| CHALLENGE |
Write out the data again exactly, skipping every picture.

| EXERCISE INPUT |

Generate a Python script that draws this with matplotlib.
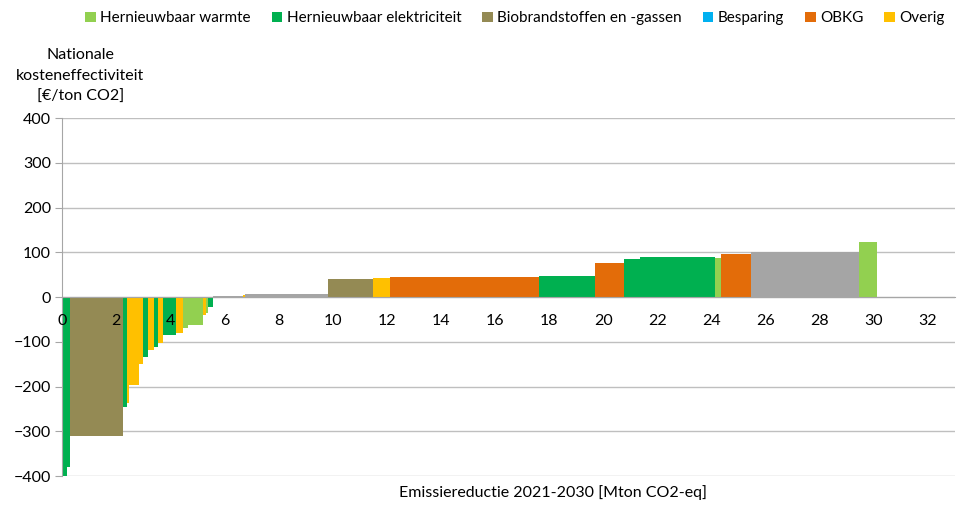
import numpy as np
import matplotlib
matplotlib.use('Agg')
import matplotlib.pyplot as plt
from matplotlib.patches import Patch

plt.rcParams['font.family'] = ['Lato', 'DejaVu Sans']

# Categorieen en kleuren
categorieen = ['Hernieuwbaar warmte', 'Hernieuwbaar elektriciteit',
               'Biobrandstoffen en -gassen', 'Besparing', 'OBKG', 'Overig']
kleuren = {'Hernieuwbaar warmte': '#92D050',
           'Hernieuwbaar elektriciteit': '#00B050',
           'Biobrandstoffen en -gassen': '#948A54',
           'Besparing': '#00B0F0',
           'OBKG': '#E36C09',
           'Overig': '#FFC000',
           'Overig (grijs)': '#A5A5A5'}

# Maatregelen: breedte [Mton], kosten [EUR/ton], categorie
breedte = [0.19, 0.11, 1.97, 0.12, 0.10, 0.37, 0.14, 0.17, 0.24, 0.15,
           0.16, 0.49, 0.27, 0.17, 0.55, 0.12, 0.09, 0.18, 1.11, 0.07,
           3.05, 1.67, 0.62, 5.52, 2.07, 1.08, 0.59, 2.77, 0.21, 1.12,
           3.99, 0.64]
kosten = [-400, -380, -310, -245, -236, -197, -150, -135, -118, -111,
          -103, -85, -80, -70, -63, -40, -36, -23, 2, 5,
          7, 40, 43, 44, 48, 75, 86, 89, 88, 96,
          100, 124]
categorie = ['Hernieuwbaar elektriciteit', 'Hernieuwbaar elektriciteit',
             'Biobrandstoffen en -gassen', 'Hernieuwbaar elektriciteit',
             'Overig', 'Overig', 'Overig', 'Hernieuwbaar elektriciteit',
             'Overig', 'Hernieuwbaar elektriciteit', 'Overig',
             'Hernieuwbaar elektriciteit', 'Overig', 'Hernieuwbaar warmte',
             'Hernieuwbaar warmte', 'Overig', 'Hernieuwbaar warmte',
             'Hernieuwbaar elektriciteit', 'Overig (grijs)', 'Overig',
             'Overig (grijs)', 'Biobrandstoffen en -gassen', 'Overig', 'OBKG',
             'Hernieuwbaar elektriciteit', 'OBKG', 'Hernieuwbaar elektriciteit',
             'Hernieuwbaar elektriciteit', 'Hernieuwbaar warmte', 'OBKG',
             'Overig (grijs)', 'Hernieuwbaar warmte']

x_ticks = list(range(0, 33, 2))
y_ticks = list(range(-400, 401, 100))

links = np.concatenate([[0], np.cumsum(breedte)[:-1]])

fig = plt.figure(figsize=(9.68, 5.07), dpi=100)
ax = fig.add_axes([0.064, 0.061, 0.9226, 0.7062])

# rasterlijnen achter de balken
for yt in y_ticks:
    ax.axhline(yt, color='#BFBFBF', linewidth=1, zorder=0.5)

ax.bar(links, kosten, width=breedte, align='edge',
       color=[kleuren[c] for c in categorie], linewidth=0, zorder=1)

ax.set_xlim(0, 33)
ax.set_ylim(-400, 400)
ax.set_yticks(y_ticks)
ax.set_xticks(x_ticks)
ax.set_axisbelow(False)

for s in ['top', 'right']:
    ax.spines[s].set_visible(False)
ax.spines['left'].set_color('#A6A6A6')
ax.spines['bottom'].set_color('#A6A6A6')
ax.spines['bottom'].set_position(('data', 0))

ax.tick_params(axis='y', length=5, color='#A6A6A6', labelsize=11.5, pad=3)
ax.tick_params(axis='x', length=0, labelsize=11.5, pad=12)

fig.text(0.083, 0.795, 'Nationale\nkosteneffectiviteit\n[€/ton CO2]',
         ha='center', va='bottom', fontsize=11.5, linespacing=1.65)
fig.text(0.571, 0.028, 'Emissiereductie 2021-2030 [Mton CO2-eq]',
         ha='center', va='center', fontsize=11.5)

handles = [Patch(facecolor=kleuren[c], edgecolor='none', label=c) for c in categorieen]
fig.legend(handles=handles, loc='center', bbox_to_anchor=(0.532, 0.964), ncol=6,
           frameon=False, fontsize=11, handlelength=0.7, handleheight=0.7,
           handletextpad=0.3, columnspacing=1.35)

fig.savefig('out.png', dpi=100)
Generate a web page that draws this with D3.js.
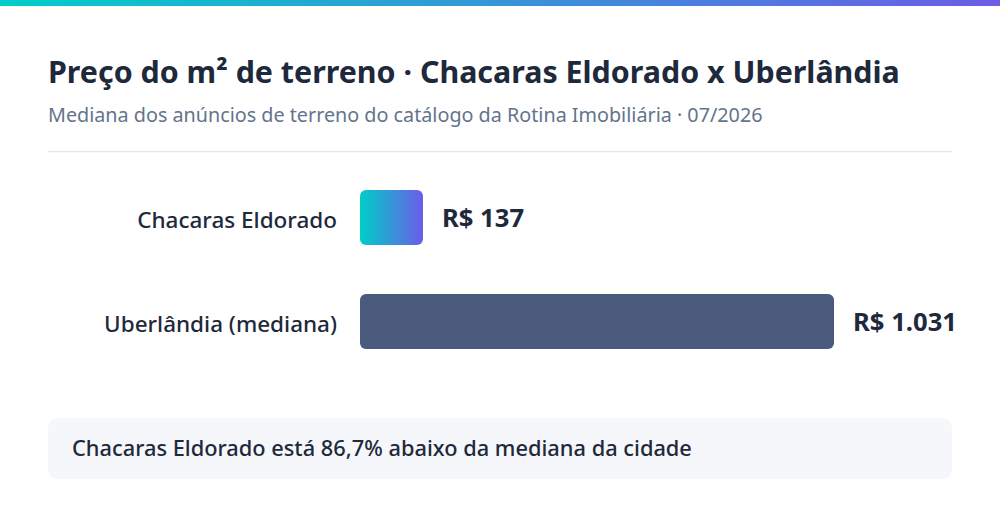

| EXERCISE OUTPUT |
Generate a Python script that draws this with matplotlib.
import numpy as np
import matplotlib
matplotlib.use('Agg')
import matplotlib.pyplot as plt
from matplotlib.patches import Patch

plt.rcParams['font.family'] = ['Lato', 'DejaVu Sans']

# Categorieen en kleuren
categorieen = ['Hernieuwbaar warmte', 'Hernieuwbaar elektriciteit',
               'Biobrandstoffen en -gassen', 'Besparing', 'OBKG', 'Overig']
kleuren = {'Hernieuwbaar warmte': '#92D050',
           'Hernieuwbaar elektriciteit': '#00B050',
           'Biobrandstoffen en -gassen': '#948A54',
           'Besparing': '#00B0F0',
           'OBKG': '#E36C09',
           'Overig': '#FFC000',
           'Overig (grijs)': '#A5A5A5'}

# Maatregelen: breedte [Mton], kosten [EUR/ton], categorie
breedte = [0.19, 0.11, 1.97, 0.12, 0.10, 0.37, 0.14, 0.17, 0.24, 0.15,
           0.16, 0.49, 0.27, 0.17, 0.55, 0.12, 0.09, 0.18, 1.11, 0.07,
           3.05, 1.67, 0.62, 5.52, 2.07, 1.08, 0.59, 2.77, 0.21, 1.12,
           3.99, 0.64]
kosten = [-400, -380, -310, -245, -236, -197, -150, -135, -118, -111,
          -103, -85, -80, -70, -63, -40, -36, -23, 2, 5,
          7, 40, 43, 44, 48, 75, 86, 89, 88, 96,
          100, 124]
categorie = ['Hernieuwbaar elektriciteit', 'Hernieuwbaar elektriciteit',
             'Biobrandstoffen en -gassen', 'Hernieuwbaar elektriciteit',
             'Overig', 'Overig', 'Overig', 'Hernieuwbaar elektriciteit',
             'Overig', 'Hernieuwbaar elektriciteit', 'Overig',
             'Hernieuwbaar elektriciteit', 'Overig', 'Hernieuwbaar warmte',
             'Hernieuwbaar warmte', 'Overig', 'Hernieuwbaar warmte',
             'Hernieuwbaar elektriciteit', 'Overig (grijs)', 'Overig',
             'Overig (grijs)', 'Biobrandstoffen en -gassen', 'Overig', 'OBKG',
             'Hernieuwbaar elektriciteit', 'OBKG', 'Hernieuwbaar elektriciteit',
             'Hernieuwbaar elektriciteit', 'Hernieuwbaar warmte', 'OBKG',
             'Overig (grijs)', 'Hernieuwbaar warmte']

x_ticks = list(range(0, 33, 2))
y_ticks = list(range(-400, 401, 100))

links = np.concatenate([[0], np.cumsum(breedte)[:-1]])

fig = plt.figure(figsize=(9.68, 5.07), dpi=100)
ax = fig.add_axes([0.064, 0.061, 0.9226, 0.7062])

# rasterlijnen achter de balken
for yt in y_ticks:
    ax.axhline(yt, color='#BFBFBF', linewidth=1, zorder=0.5)

ax.bar(links, kosten, width=breedte, align='edge',
       color=[kleuren[c] for c in categorie], linewidth=0, zorder=1)

ax.set_xlim(0, 33)
ax.set_ylim(-400, 400)
ax.set_yticks(y_ticks)
ax.set_xticks(x_ticks)
ax.set_axisbelow(False)

for s in ['top', 'right']:
    ax.spines[s].set_visible(False)
ax.spines['left'].set_color('#A6A6A6')
ax.spines['bottom'].set_color('#A6A6A6')
ax.spines['bottom'].set_position(('data', 0))

ax.tick_params(axis='y', length=5, color='#A6A6A6', labelsize=11.5, pad=3)
ax.tick_params(axis='x', length=0, labelsize=11.5, pad=12)

fig.text(0.083, 0.795, 'Nationale\nkosteneffectiviteit\n[€/ton CO2]',
         ha='center', va='bottom', fontsize=11.5, linespacing=1.65)
fig.text(0.571, 0.028, 'Emissiereductie 2021-2030 [Mton CO2-eq]',
         ha='center', va='center', fontsize=11.5)

handles = [Patch(facecolor=kleuren[c], edgecolor='none', label=c) for c in categorieen]
fig.legend(handles=handles, loc='center', bbox_to_anchor=(0.532, 0.964), ncol=6,
           frameon=False, fontsize=11, handlelength=0.7, handleheight=0.7,
           handletextpad=0.3, columnspacing=1.35)

fig.savefig('out.png', dpi=100)
Generate a web page that draws this with D3.js.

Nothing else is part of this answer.